Judith, now 92, has given her fair share of thought to loss: “We lose not only through death, but also by leaving and being left, by changing and letting go and moving on,” she wrote in Necessary Losses, which explores the separations and losses that punctuate our lives. But downsizing to a retirement village wasn’t a loss she had foreseen for herself. “It was really like the five stages of grief.”
Her house was a time capsule of raising three children, celebrations in a dining room that sat 23 people, and two studies where dozens of books were written. (Milton, who died in 2022, wrote 10 books, Judith has authored 43.) To stay or go? “It was a monumental decision,” she says.
At life’s big forks in the road, Judith will first acknowledge the losses involved. “You don’t kid yourself or try not to think about it,” she says. “Say, ‘This is something I love, that I’m giving up, or that’s being taken away from me’. You sort of have to face the reality of the loss head on, and then you can start to think about stages of life, passages of time.”
The experience of regret, says Adrian Camilleri at UTS, often strikes people when they haven’t made a decision, or one has been taken out of their hands, and it’s too late to change the outcome. “It’s maybe not that they made the wrong decision, or they would have made a different decision, but it’s the fact that they didn’t go through that process of actively deciding.”
‘I don’t think you go through life brooding over whether you went left instead of right.’
For Judith, it seemed impossible to leave the house: the closets, a basement and an attic were full of furniture, 15,000 books and five decades of belongings. What to do with them all? “All of these were decisions that we had to make,” Judith says. “I don’t think there was anything quite like this since when we decided to get married.”
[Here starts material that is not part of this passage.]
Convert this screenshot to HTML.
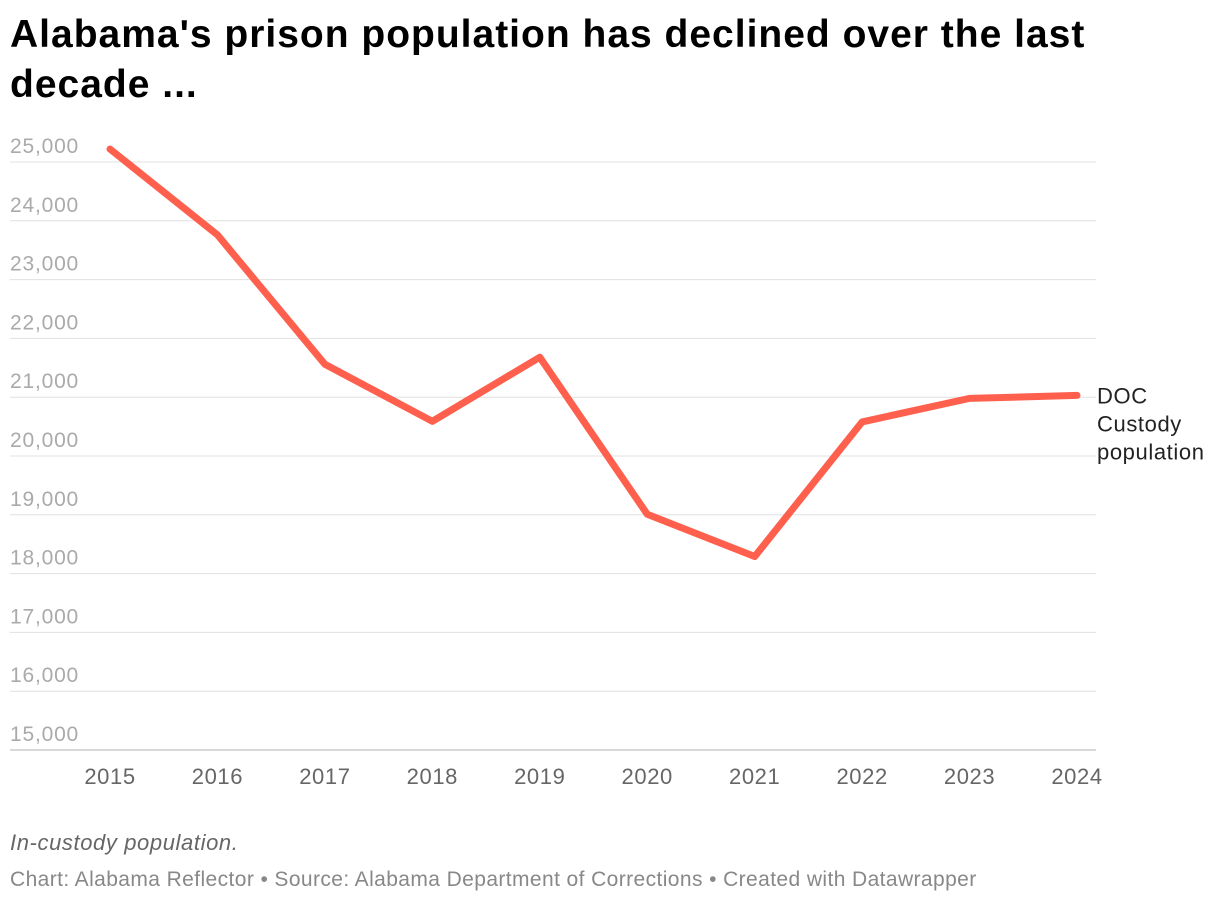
<!DOCTYPE html>
<html><head><meta charset="utf-8"><style>
body{margin:0;background:#fff;width:1220px;height:906px;overflow:hidden;font-family:"Liberation Sans",sans-serif;}
h1{position:absolute;left:10px;top:10px;margin:0;font-size:39px;line-height:50px;font-weight:bold;color:#000;width:1200px;letter-spacing:1px}
.note{position:absolute;left:10px;top:830px;font-size:22px;letter-spacing:0.6px;font-style:italic;color:#666}
.src{position:absolute;left:10px;top:868px;font-size:21px;letter-spacing:0.4px;color:#888}
svg{position:absolute;left:0;top:0}
</style></head><body>
<h1>Alabama's prison population has declined over the last<br>decade ...</h1>
<svg id="c" width="1220" height="906"></svg>
<div class="note">In-custody population.</div>
<div class="src">Chart: Alabama Reflector • Source: Alabama Department of Corrections • Created with Datawrapper</div>
<script>
const years=[2015,2016,2017,2018,2019,2020,2021,2022,2023,2024];
const values=[25220,23760,21560,20590,21680,19010,18290,20580,20980,21030];
const yTicks=[15000,16000,17000,18000,19000,20000,21000,22000,23000,24000,25000];
const seriesLabel=["DOC","Custody","population"];
const NS="http://www.w3.org/2000/svg";
const svg=document.getElementById('c');
const x=i=>110+i*(1077-110)/(years.length-1);
const y=v=>750-(v-15000)*(750-162)/10000;
function mk(t,a){const e=document.createElementNS(NS,t);for(const k in a)e.setAttribute(k,a[k]);svg.appendChild(e);return e;}
yTicks.forEach(v=>{
 const l=mk('line',{x1:10,x2:1096,y1:y(v),y2:y(v),stroke:v===15000?'#ccc':'#e0e0e0','stroke-width':v===15000?1.5:1});
 
 
 const t=mk('text',{x:10,y:y(v)-9,'font-size':21,'letter-spacing':0.8,fill:'#aaa','font-family':'Liberation Sans, sans-serif'});
 t.textContent=v.toLocaleString('en-US');
 
 
});
years.forEach((yr,i)=>{
 const t=mk('text',{x:x(i),y:784,'font-size':22,'letter-spacing':0.6,fill:'#666','text-anchor':'middle','font-family':'Liberation Sans, sans-serif'});
 t.textContent=yr;
 
 
});
const p=mk('polyline',{points:values.map((v,i)=>x(i)+','+y(v)).join(' '),fill:'none',stroke:'#ff604d','stroke-width':7,'stroke-linejoin':'round','stroke-linecap':'round'});


seriesLabel.forEach((s,k)=>{
 const t=mk('text',{x:1097,y:y(values[values.length-1])+8+k*28,'font-size':22,'letter-spacing':0.6,fill:'#222','font-family':'Liberation Sans, sans-serif'});
 t.textContent=s;
 
 
});
</script>
</body></html>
With help from family and friends, they found four retirement villages they might like and settled on one. “It’s really pretty, filled with sunlight. There were beautiful leaves fluttering in the breeze against all of our windows,” Judith says. “What you’re looking for is something that will make it easier to have made that decision.” Then buyers began to inspect her house. She “hated” them. “Somebody said, ‘I wonder if we can get rid of those columns?’”
The right buyer eventually came along; a family similar to the Viorsts all those years ago when they moved in. Before she left the keys behind, Judith invited friends from her street for a “farewell ceremony” where people told stories and reminisced about the house. And she’s been back as a guest since, touring a renovation that has repaired or replaced all the details she loved. “It is absolutely beautiful; it’s become their house, it’s not my house any more.”
Life in a two-bedroom apartment is certainly different, Judith says, and a retirement village isn’t like the old neighbourhood. “Everybody is old, you’re not going to see a five-year-old learning to ride a bike.” But she has close friends and plenty of time to write. “It is as satisfying as it could be.”
Over her 92 years, what she sees as peoples’ biggest decisions will sound familiar to many of us: who to marry, what career to pursue, whether to have children, and what personal values to uphold. There’s no point making a drama of it, though. “That’s called growing up,” she says. “I think there are losses involved in making choices. But I don’t think you go through life brooding over whether you went left instead of right. I think you make the best of it.”